### INFORMATION SUPPLIED
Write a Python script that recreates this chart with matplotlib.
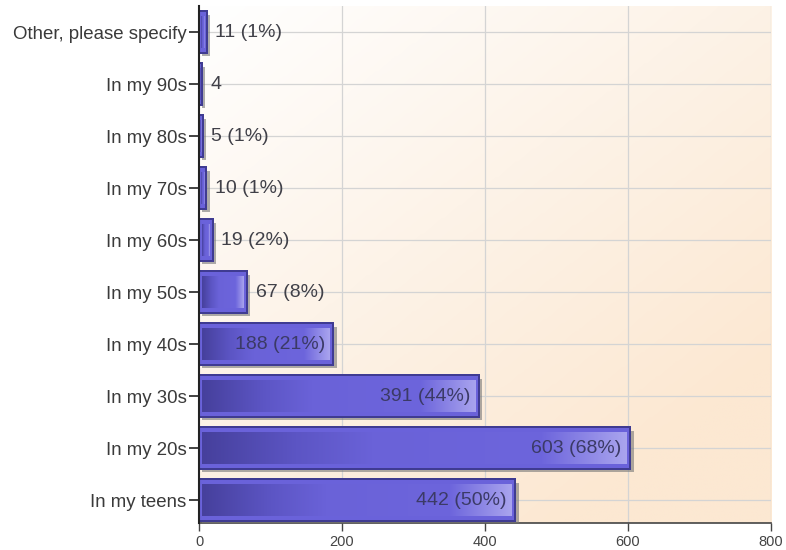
import numpy as np
import matplotlib
matplotlib.use("Agg")
import matplotlib.pyplot as plt
import matplotlib.patheffects as pe
from matplotlib.colors import LinearSegmentedColormap

plt.rcParams['font.family'] = ['Liberation Sans', 'DejaVu Sans']

categories = ['Other, please specify', 'In my 90s', 'In my 80s', 'In my 70s', 'In my 60s',
              'In my 50s', 'In my 40s', 'In my 30s', 'In my 20s', 'In my teens']
counts = [11, 4, 5, 10, 19, 67, 188, 391, 603, 442]
labels = ['11 (1%)', '4', '5 (1%)', '10 (1%)', '19 (2%)', '67 (8%)',
          '188 (21%)', '391 (44%)', '603 (68%)', '442 (50%)']
xticks = [0, 200, 400, 600, 800]

fig = plt.figure(figsize=(7.86, 5.5), dpi=100)
ax = fig.add_axes([0.2532, 0.0491, 0.7278, 0.9400])

# background gradient white -> peach
nx, ny = 200, 200
gx, gy = np.meshgrid(np.linspace(0, 1, nx), np.linspace(0, 1, ny))
t = np.clip(0.55 * gx + 0.65 * gy, 0, 1)
bg_cmap = LinearSegmentedColormap.from_list('bg', ['#ffffff', '#fdf3e8', '#fce8d2'])
ax.imshow(t, cmap=bg_cmap, extent=[0, 1, 0, 1], transform=ax.transAxes,
          aspect='auto', origin='upper', zorder=0, interpolation='bilinear')
ax.set_xlim(0, 800)
y = np.arange(len(categories))
ax.set_ylim(len(categories) - 0.56, -0.5)

for xt in xticks[1:]:
    ax.axvline(xt, color='#d4d4d4', lw=0.9, zorder=1)
for yy in y:
    ax.axhline(yy, color='#d4d4d4', lw=0.9, zorder=1)

bars = ax.barh(y, counts, height=0.8, color='#6a62da', edgecolor='#3f3b92', lw=1.4, zorder=3)
for b in bars:
    b.set_path_effects([pe.SimplePatchShadow(offset=(2.5, -2.5), shadow_rgbFace='#777777', alpha=0.6),
                        pe.Normal()])

bar_cmap = LinearSegmentedColormap.from_list(
    'bar', [(0, '#46409c'), (0.22, '#5c55c4'), (0.4, '#6a62d8'), (0.8, '#6d65dc'), (1.0, '#a9a4ee')])
grad = np.linspace(0, 1, 256).reshape(1, -1)
for b in bars:
    x0, y0 = b.get_x(), b.get_y()
    w, h = b.get_width(), b.get_height()
    ix = min(4.5, w * 0.25)
    im = ax.imshow(grad, cmap=bar_cmap, extent=[x0 + ix, x0 + w - ix, y0 + h - 0.1, y0 + 0.1],
                   aspect='auto', zorder=4, interpolation='bilinear')
    im.set_clip_path(b)
ax.barh(y, counts, height=0.8, color='none', edgecolor='#3f3b92', lw=1.4, zorder=5)

for yy, v, lab in zip(y, counts, labels):
    if v > 150:
        ax.text(v - 12, yy, lab, ha='right', va='center', fontsize=14, color='#3b3a66', zorder=6)
    else:
        ax.text(v + 12, yy, lab, ha='left', va='center', fontsize=14, color='#404048', zorder=6)

ax.set_yticks(y)
ax.set_yticklabels(categories, fontsize=13.4, color='#3a3a3a')
ax.set_xticks(xticks)
ax.set_xticklabels([str(v) for v in xticks], fontsize=10.5, color='#444444')
ax.tick_params(axis='y', length=7, width=1.2, color='#222222', pad=2)
ax.tick_params(axis='x', length=6, width=1, color='#444444', pad=3)

for s in ['top', 'right']:
    ax.spines[s].set_visible(False)
ax.spines['left'].set_color('#222222')
ax.spines['left'].set_linewidth(1.5)
ax.spines['bottom'].set_color('#444444')
ax.spines['bottom'].set_linewidth(1.2)
ax.spines['left'].set_zorder(7)

fig.savefig('out.png', dpi=100, facecolor='white')
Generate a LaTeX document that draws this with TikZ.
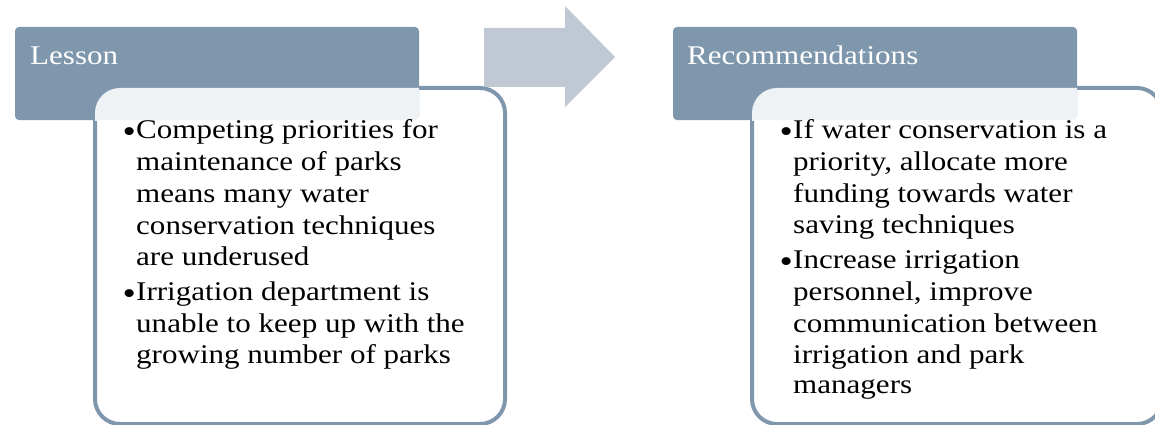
\documentclass[tikz,border=0pt]{standalone}
\usepackage{fontspec}
\setmainfont{Liberation Serif}[FakeStretch=1.15]
\definecolor{hdr}{RGB}{127,151,173}
\definecolor{arr}{RGB}{192,200,212}
\tikzset{
  hdrbox/.style={fill=hdr, rounded corners=4pt},
  bodybox/.style={draw=hdr, line width=4pt, fill=white, rounded corners=25pt},
  hdrtext/.style={anchor=base west, inner sep=0pt, text=white, font=\fontsize{27}{32}\selectfont},
  line/.style={anchor=base west, inner sep=0pt, font=\fontsize{27}{32}\selectfont},
  bul/.style={anchor=base east, inner sep=0pt, font=\fontsize{33}{32}\selectfont},
}
\begin{document}
\begin{tikzpicture}[x=1pt,y=-1pt]
\useasboundingbox (0,0) rectangle (1155,425);
\begin{scope}
\clip (0,0) rectangle (1155,425);
% left panel
\draw[bodybox] (95,88) rectangle (505,424);
\fill[hdrbox] (15,27) rectangle (419,120);
\begin{scope}
  \clip (15,27) rectangle (419,120);
  \fill[white, opacity=0.88, rounded corners=25pt] (95,88) rectangle (505,424);
\end{scope}
% right panel
\draw[bodybox] (752,88) rectangle (1162,424);
\fill[hdrbox] (673,27) rectangle (1077,120);
\begin{scope}
  \clip (673,27) rectangle (1077,120);
  \fill[white, opacity=0.88, rounded corners=25pt] (752,88) rectangle (1162,424);
\end{scope}
\end{scope}
% arrow
\fill[arr] (484,28) -- (565,28) -- (565,6) -- (615,57) -- (565,107) -- (565,87) -- (484,87) -- cycle;
% header texts
\node[hdrtext] (h1) at (30,65) {Lesson};
\node[hdrtext] (h2) at (687,65) {Recommendations};
% left text
\node[bul] (b1) at (136,142) {•};
\node[line] (l1) at (136,138) {Competing priorities for};
\node[line] (l2) at (136,170) {maintenance of parks};
\node[line] (l3) at (136,202) {means many water};
\node[line] (l4) at (136,234) {conservation techniques};
\node[line] (l5) at (136,265) {are underused};
\node[bul] (b2) at (136,304) {•};
\node[line] (l6) at (136,300) {Irrigation department is};
\node[line] (l7) at (136,332) {unable to keep up with the};
\node[line] (l8) at (136,363) {growing number of parks};
% right text
\node[bul] (c1) at (793,142) {•};
\node[line] (r1) at (793,138) {If water conservation is a};
\node[line] (r2) at (793,170) {priority, allocate more};
\node[line] (r3) at (793,202) {funding towards water};
\node[line] (r4) at (793,233) {saving techniques};
\node[bul] (c2) at (793,272) {•};
\node[line] (r5) at (793,268) {Increase irrigation};
\node[line] (r6) at (793,300) {personnel, improve};
\node[line] (r7) at (793,332) {communication between};
\node[line] (r8) at (793,363) {irrigation and park};
\node[line] (r9) at (793,393) {managers};
\end{tikzpicture}
\end{document}
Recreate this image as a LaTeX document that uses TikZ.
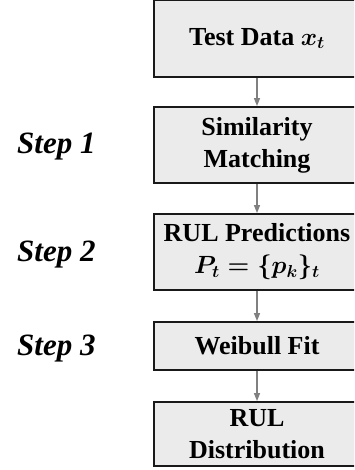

### WHAT YOU NEED TO DO
Reply with only the number of lines in the material above where the string "this" appears.

### ANSWER FOR THE TASK
3